Vote buying might involve contracts spelling out a candidate’s promises. Contracts could alert voters to inconsistent promises, like if a candidate signs deals to support and oppose gun control. Voters might have a legal remedy against candidates who renege on promises. Imagine if politicians had to pay us for breaking campaign promises.
What harm results from eliminating the secret ballot? Candidates and parties could use negative incentives – the loss of a job or government benefits and violence – in addition to buying votes. Furthermore, a political machine could refuse to prosecute their thugs terrorizing their opponents.
I find a market for votes worth considering but do not favor eliminating secret ballots. I also believe that vote harvesting will be a temporary issue. Technology should soon allow electronic voting with biometric security at least as good as online banking. Only duly registered voters will cast ballots, and likely from home.
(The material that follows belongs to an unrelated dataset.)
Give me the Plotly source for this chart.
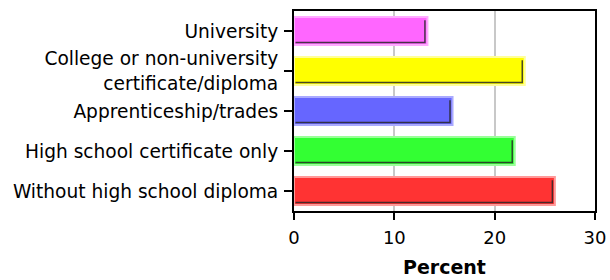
import plotly.graph_objects as go

categories = ["Without high school diploma", "High school certificate only",
              "Apprenticeship/trades", "College or non-university<br>certificate/diploma",
              "University"]
values = [26.0, 22.0, 15.8, 23.0, 13.3]
colors = ["#FF3333", "#33FF33", "#6666FF", "#FFFF00", "#FF66FF"]
edge_colors = ["#FF9999", "#99FF99", "#AAAAFF", "#FFFF99", "#FFAAFF"]
x_ticks = [0, 10, 20, 30]
x_title = "Percent"

positions = list(range(len(categories)))
bar_w = 0.7

fig = go.Figure()
fig.add_trace(go.Bar(
    y=positions, x=values, orientation="h", width=bar_w,
    marker=dict(color=colors, line=dict(color=edge_colors, width=2)),
    hoverinfo="skip",
))
# dark inner shadow along right and bottom edges of each bar
for p, v in zip(positions, values):
    fig.add_trace(go.Scatter(
        x=[0.15, v - 0.25, v - 0.25],
        y=[p - bar_w / 2 + 0.06, p - bar_w / 2 + 0.06, p + bar_w / 2 - 0.08],
        mode="lines", line=dict(color="rgba(40,40,40,0.85)", width=1.5),
        hoverinfo="skip",
    ))
fig.update_layout(
    width=610, height=280,
    margin=dict(l=294, r=15, t=11, b=69),
    paper_bgcolor="white", plot_bgcolor="white",
    font=dict(family="DejaVu Sans, sans-serif", size=18.6, color="black"),
    showlegend=False,
    hovermode=False,
    annotations=[dict(text="<b>" + x_title + "</b>", xref="paper", yref="paper",
                      x=0.5, y=-0.28, xanchor="center", yanchor="middle",
                      showarrow=False, font=dict(size=19))],
)
fig.update_xaxes(
    range=[0, 30], tickvals=x_ticks, ticks="outside", ticklen=7, tickcolor="black", tickwidth=2,
    showgrid=True, gridcolor="#C8C8C8", gridwidth=2,
    showline=True, linecolor="black", linewidth=2, mirror=True, zeroline=False,
    ticklabelstandoff=2, tickfont=dict(size=18), automargin=False,
)
fig.update_yaxes(
    range=[-0.5, 4.5], tickvals=positions, ticktext=categories,
    ticks="outside", ticklen=8, tickcolor="black", tickwidth=2,
    showgrid=False, zeroline=False,
    showline=True, linecolor="black", linewidth=2, mirror=True,
    ticklabelstandoff=2, automargin=False,
)
fig.write_html("out.html", config={"displayModeBar": False},
               post_script="document.body.style.margin='0';")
Improved voting technology could citizens to vote for ourselves as opposed to relying on representatives. States already rely on ballot referenda to enact or repeal legislation. Technology could let citizens vote to pass bills. Exploring the consequences of direct legislation will have to wait for a future day.
Daniel Sutter is the Charles G. Koch Professor of Economics with the Manuel H. Johnson Center for Political Economy at Troy University and host of Econversations on TrojanVision. The opinions expressed in this column are the author’s and do not necessarily reflect the views of Troy University.